People often ask me how I stay so slim drinking as much beer as I do. After LMAO at the idea of being considered “slim,” I generally answer something about not eating fast food, watching what I eat, and exercising. Admittedly, that last part is often a challenging routine to maintain, but we’ve developed something we like to call “Hike-n-Beer.” Basically, it’s a hike followed by a session of beer drinking. During the summer Chris and I hike with the dogs and drink beer afterwards almost every weekend, but it doesn’t really become Hike-n-Beer unless we’re joined by friends.
We try to maintain this routine even while on our trips and hiking is one of the easiest forms of exercise while traveling. Our Western North Carolina itinerary included a hike in the Great Smoky Mountains National Park with our friends and fellow beer trekkers, Matt and Michelle.
The morning after Wednesday’s Urban Beer Hike in Asheville, we were all moving a little slow. Even so, we managed to pile ourselves in the car and drive over an hour to the park. Driving in Western North Carolina is a beautiful sight–clean, fresh air, lots of green grass, and loads of trees lining the road. It was also an interesting experience to drive through Cherokee, a town at the entrance to the Great Smoky Mountains National Park and the headquarters of the Eastern Band of Cherokee Indians.
Interspersed with vintage motels we passed shops that sold “1,000 styles of moccasins,” “authentic Indian crafts,” and “rat cheese.” We had no idea what that last thing was, but it just didn’t sound right to us.
We started our 6-mile hike at a trail head located in a campground. It started out slow and we meandered on a path along the river. Leaves frequently fell from the canopy of trees above, a sign that fall had arrived. Before we knew it, however, the terrain turned steep and the uphill climb seemed to go on forever. The tree cover was beautiful, but even at the top, we could only get slight glimpses of the mountains and valley below because the trees blocked the view. From what I could see, the mountains were covered in green with patches of rust here and there. Give it another few weeks and the mountain sides will be an amazing display of bright red fall foliage. The lack of full view was okay, though, because by the time we reached the top, we all had beer on the brain. It wasn’t lingering we had in mind, but rather getting to the beer part of Hike-n-Beer.

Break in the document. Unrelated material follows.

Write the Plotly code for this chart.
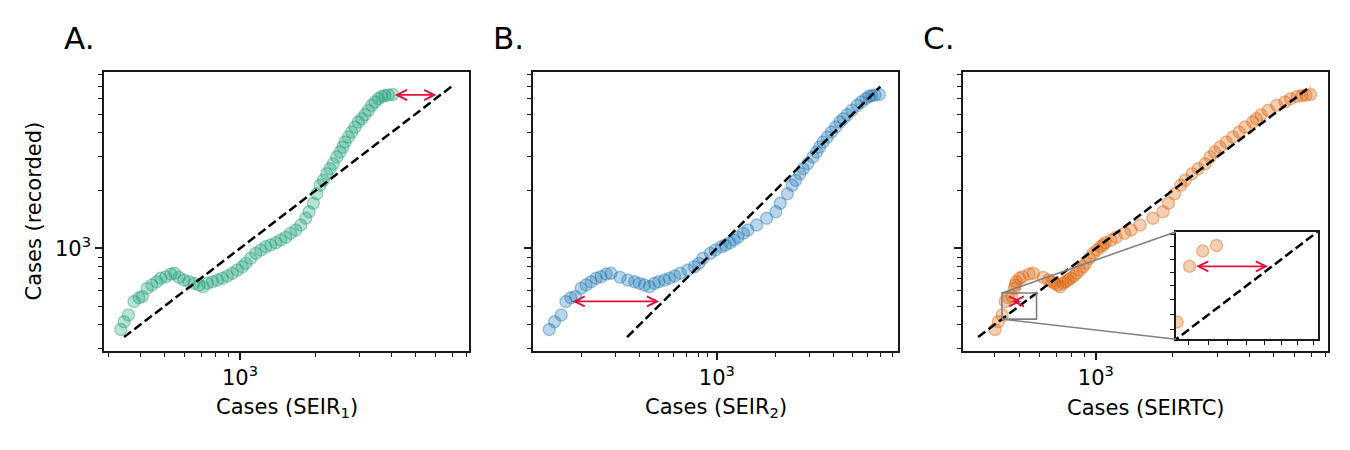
import numpy as np
import plotly.graph_objects as go

# ---------------- data ----------------
recorded = [378, 415, 450, 529, 553, 562, 619, 644, 670, 698, 711, 735, 741,
            706, 684, 670, 657, 644, 631,
            657, 670, 684, 698, 717, 741, 771, 802, 835, 887, 942,
            980, 1019, 1040, 1070, 1105, 1141, 1197, 1245, 1323, 1433,
            1551, 1716, 1925, 2129, 2260, 2446, 2598, 2758, 2989, 3174,
            3371, 3578, 3799, 4035, 4283, 4548, 4732, 4964, 5234, 5557,
            5781, 6014, 6174, 6249, 6287, 6324]

seir1 = [335, 345, 359, 378, 396, 408, 427, 445, 466, 483, 506, 530, 549,
         571, 598, 626, 656, 687, 714,
         741, 776, 812, 850, 890, 932, 975, 1021, 1054, 1103, 1155,
         1209, 1266, 1325, 1388, 1453, 1521, 1592, 1667, 1745, 1827,
         1883, 1959, 2021, 2083, 2147, 2215, 2283, 2353, 2428, 2502,
         2566, 2620, 2701, 2786, 2872, 2960, 3054, 3148, 3245, 3347,
         3450, 3556, 3668, 3781, 3897, 4060]

seir2 = [137, 146, 158, 167, 177, 187, 200, 212, 225, 239, 253, 269, 285,
         317, 348, 377, 399, 424, 450,
         477, 502, 538, 570, 607, 648, 709, 766, 808, 847, 926,
         982, 1055, 1106, 1167, 1224, 1283, 1370, 1445, 1602, 1804,
         2014, 2121, 2309, 2444, 2545, 2678, 2785, 2938, 3121, 3261,
         3383, 3526, 3708, 3892, 4097, 4305, 4477, 4694, 4965, 5287,
         5543, 5842, 6075, 6258, 6523, 6864]

seirtc = [402, 414, 429, 441, 454, 468, 479, 483, 487, 502, 516, 547, 568,
          621, 652, 672, 689, 708, 724,
          744, 761, 779, 796, 820, 840, 866, 892, 912, 944, 976,
          1010, 1043, 1068, 1088, 1148, 1201, 1297, 1375, 1492, 1673,
          1834, 1928, 2037, 2154, 2239, 2384, 2520, 2683, 2812, 2926,
          3072, 3249, 3448, 3653, 3850, 4128, 4264, 4449, 4752, 5126,
          5525, 5805, 6157, 6442, 6679, 6957]

panel_letters = ["A.", "B.", "C."]
x_titles = ["Cases (SEIR<sub>1</sub>)", "Cases (SEIR<sub>2</sub>)", "Cases (SEIRTC)"]
y_title = "Cases (recorded)"
major_ticks = [1000]
major_labels = ["10<sup>3</sup>"]
minor_ticks = [100, 200, 300, 400, 500, 600, 700, 800, 900,
               2000, 3000, 4000, 5000, 6000, 7000, 8000, 9000]
identity_span = [345, 6950]
x_limits = [[287, 8170], [113, 8570], [301, 8150]]
y_limits = [292, 8280]
inset_limits = [428, 585]
inset_ticks = [440, 460, 480, 500, 520, 540, 560, 580]
arrow_index = [64, 3, 3]
colors = ["#1b9e77", "#1f78b4", "#d95f02"]

# ---------------- layout geometry (page pixels of the reference) ----------------
PAGE_W, PAGE_H = 1350, 450
OFF = 8                      # the page body margin of the browser
W, H = PAGE_W - OFF, PAGE_H - OFF


def px_x(p):
    return (p - OFF) / W


def px_y(p):
    return 1 - (p - OFF) / H


x_domains = [[px_x(104), px_x(469)], [px_x(533), px_x(898)], [px_x(963), px_x(1328)]]
y_domain = [px_y(351), px_y(72)]
inset_xdom = [px_x(1176), px_x(1317.7)]
inset_ydom = [px_y(339.3), px_y(231.7)]

FONT = "DejaVu Sans"
TXT = 21
DASH = dict(color="black", width=2.5, dash="9px,4px")


def rgba(hexc, a):
    h = hexc.lstrip("#")
    r, g, b = int(h[0:2], 16), int(h[2:4], 16), int(h[4:6], 16)
    return f"rgba({r},{g},{b},{a})"


def lg(v):
    return float(np.log10(v))


def marker_style(c):
    return dict(size=12, color=rgba(c, 0.3), line=dict(color=rgba(c, 0.4), width=1.4))


fig = go.Figure()
series = [seir1, seir2, seirtc]
axnames = [("x", "y"), ("x2", "y2"), ("x3", "y3")]

for i, xs in enumerate(series):
    xa, ya = axnames[i]
    fig.add_trace(go.Scatter(
        x=xs, y=recorded, mode="markers", xaxis=xa, yaxis=ya,
        marker=marker_style(colors[i]), hoverinfo="skip", showlegend=False))
    fig.add_trace(go.Scatter(
        x=identity_span, y=identity_span, mode="lines", xaxis=xa, yaxis=ya,
        line=DASH, hoverinfo="skip", showlegend=False))

# inset rectangle in panel C
lo, hi = inset_limits
fig.add_trace(go.Scatter(
    x=[lo, hi, hi, lo, lo], y=[lo, lo, hi, hi, lo], mode="lines",
    xaxis="x3", yaxis="y3", line=dict(color="#808080", width=1.6),
    hoverinfo="skip", showlegend=False))

# inset content
fig.add_trace(go.Scatter(
    x=seirtc, y=recorded, mode="markers", xaxis="x4", yaxis="y4",
    marker=marker_style(colors[2]), hoverinfo="skip", showlegend=False))
fig.add_trace(go.Scatter(
    x=identity_span, y=identity_span, mode="lines", xaxis="x4", yaxis="y4",
    line=DASH, hoverinfo="skip", showlegend=False))


def main_axis(rng, dom, anchor, labels=True):
    return dict(type="log", range=[lg(rng[0]), lg(rng[1])], domain=dom, anchor=anchor,
                showgrid=False, zeroline=False, showline=True, linecolor="#1a1a1a",
                linewidth=1.6, mirror=True, ticks="outside", ticklen=7, tickwidth=1.6,
                tickcolor="#1a1a1a", tickmode="array", tickvals=major_ticks,
                ticktext=major_labels, showticklabels=labels,
                tickfont=dict(family=FONT, size=TXT, color="black"),
                minor=dict(ticks="outside", ticklen=4, tickwidth=1.2, tickcolor="#1a1a1a",
                           tickmode="array", tickvals=minor_ticks, showgrid=False))


layout = dict(width=W, height=H, margin=dict(l=0, r=0, t=0, b=0),
              paper_bgcolor="white", plot_bgcolor="white", showlegend=False,
              font=dict(family=FONT, size=TXT, color="black"))
layout["xaxis"] = main_axis(x_limits[0], x_domains[0], "y")
layout["yaxis"] = main_axis(y_limits, y_domain, "x")
layout["xaxis2"] = main_axis(x_limits[1], x_domains[1], "y2")
layout["yaxis2"] = main_axis(y_limits, y_domain, "x2", labels=False)
layout["xaxis3"] = main_axis(x_limits[2], x_domains[2], "y3")
layout["yaxis3"] = main_axis(y_limits, y_domain, "x3", labels=False)

inset_ax = dict(type="log", range=[lg(lo), lg(hi)], showgrid=False, zeroline=False,
                showline=True, linecolor="#1a1a1a", linewidth=1.6, mirror=True,
                ticks="outside", ticklen=4, tickwidth=1.2, tickcolor="#1a1a1a",
                tickmode="array", tickvals=inset_ticks, showticklabels=False)
layout["xaxis4"] = dict(inset_ax, domain=inset_xdom, anchor="y4")
layout["yaxis4"] = dict(inset_ax, domain=inset_ydom, anchor="x4")
fig.update_layout(**layout)

annotations = []
# panel letters and axis titles
for i in range(3):
    d = x_domains[i]
    annotations.append(dict(text=panel_letters[i], xref="paper", yref="paper",
                            x=d[0] - 42 / W, y=px_y(38), xanchor="left", yanchor="middle",
                            showarrow=False, font=dict(family=FONT, size=31, color="black")))
    annotations.append(dict(text=x_titles[i], xref="paper", yref="paper",
                            x=(d[0] + d[1]) / 2, y=px_y(408), xanchor="center",
                            yanchor="middle", showarrow=False,
                            font=dict(family=FONT, size=TXT, color="black")))
annotations.append(dict(text=y_title, xref="paper", yref="paper", x=px_x(33),
                        y=(y_domain[0] + y_domain[1]) / 2, textangle=-90,
                        xanchor="center", yanchor="middle", showarrow=False,
                        font=dict(family=FONT, size=TXT, color="black")))

# red arrows: from a data point horizontally to the identity line
arrow_axes = [("x", "y"), ("x2", "y2"), ("x3", "y3"), ("x4", "y4")]
arrow_series = [seir1, seir2, seirtc, seirtc]
arrow_idx = arrow_index + [arrow_index[2]]
for (xa, ya), xs, k in zip(arrow_axes, arrow_series, arrow_idx):
    annotations.append(dict(
        text="", xref=xa, yref=ya, axref=xa, ayref=ya,
        x=lg(recorded[k]), y=lg(recorded[k]), ax=lg(xs[k]), ay=lg(recorded[k]),
        showarrow=True, arrowside="end+start", arrowhead=5, startarrowhead=5,
        arrowsize=1.1, startarrowsize=1.1, arrowwidth=1.8, arrowcolor="#dc143c",
        standoff=4, startstandoff=5))
fig.update_layout(annotations=annotations)


# connector lines between the zoom rectangle and the inset
def to_paper(v, rng, dom):
    return dom[0] + (lg(v) - lg(rng[0])) / (lg(rng[1]) - lg(rng[0])) * (dom[1] - dom[0])


rect_left = to_paper(lo, x_limits[2], x_domains[2])
rect_top = to_paper(hi, y_limits, y_domain)
rect_bottom = to_paper(lo, y_limits, y_domain)
shapes = [
    dict(type="line", xref="paper", yref="paper", x0=rect_left, y0=rect_top,
         x1=inset_xdom[0], y1=inset_ydom[1], line=dict(color="#808080", width=1.6)),
    dict(type="line", xref="paper", yref="paper", x0=rect_left, y0=rect_bottom,
         x1=inset_xdom[0], y1=inset_ydom[0], line=dict(color="#808080", width=1.6)),
]
fig.update_layout(shapes=shapes)

fig.write_html("out.html")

After two and a half hours, we were back at the car and a short time after that, we arrived at our first stop: Heinzelmännchen Brewery in Sylva, North Carolina.
Sylva is a small historic town of around 3,000 people; the perfect location for a quaint brewery with a gnome for a logo and “Your Gnometown Brewery” for a motto. Heinzelmännchen had several beers available to taste, including the Weise Gnome Hefeweizen (described as a “clear wheat ale”), Middleworld Brown Ale (a light-bodied malty brew), and the Black Forest Stout, which was a Schwarzbier.
We enjoyed our samples while wandering around the brewery (Chris especially liked the flag that read “Chillin’ with my gnomies”) and chatting with Deiter, the bräumeister. He even suggested a tasty little cafe for lunch where we could get the brewery’s Gnarly Gnome, a Black IPA not available at the brewery for tasting.
Heinzelmännchen Brewery bills itself as the “beer brewed for food” and they offer a cookbook of their favorite recipes for sale, as well as offer monthly food and beer pairing events. While the beers weren’t quite as authentically German as we were expecting (and I hoping), they were solid and tasted refreshing after our hike.
After lunch at the City Lights Cafe up the street, we were back on the road and headed to Bryson City and Nantahala Brewing. Located on across from the Great Smoky Mountain railroad stop, Nantahala is housed in a large quonset hut that is divided into several businesses, including the brewery, a bar, and a kayak rental company.
Inside, Nantahala was huge with the feel of an airplane hangar. With more than enough floor space, a long bar and a large projector television, the bartender assured us that during football games, the place is packed. The tourist season is almost over, however, and having been open only since March, the bartender wasn’t sure what business would look like in the slow season.
Nantahala had all three of their year-round brews available for tasting. Chris especially liked their flagship beer, Noon Day IPA, a 6% brew with a piney hop flavor. In addition to the Dirty Girl Blonde Ale and Summer Wheat seasonal offerings, they served a Belgian Extra Pale Ale, their App Trail Extra Pale ale fermented with Belgian yeast. This was a popular one with our group.
The beers at Nantahala were tasty and the atmosphere fun and playful, but we were losing steam fast. The hike, sun, and beer had all caught up with us. During the ride back to Asheville, I thought it might be time to add an a new part to our Hike-n-Beer: Hike-n-Beer-n-Sleep.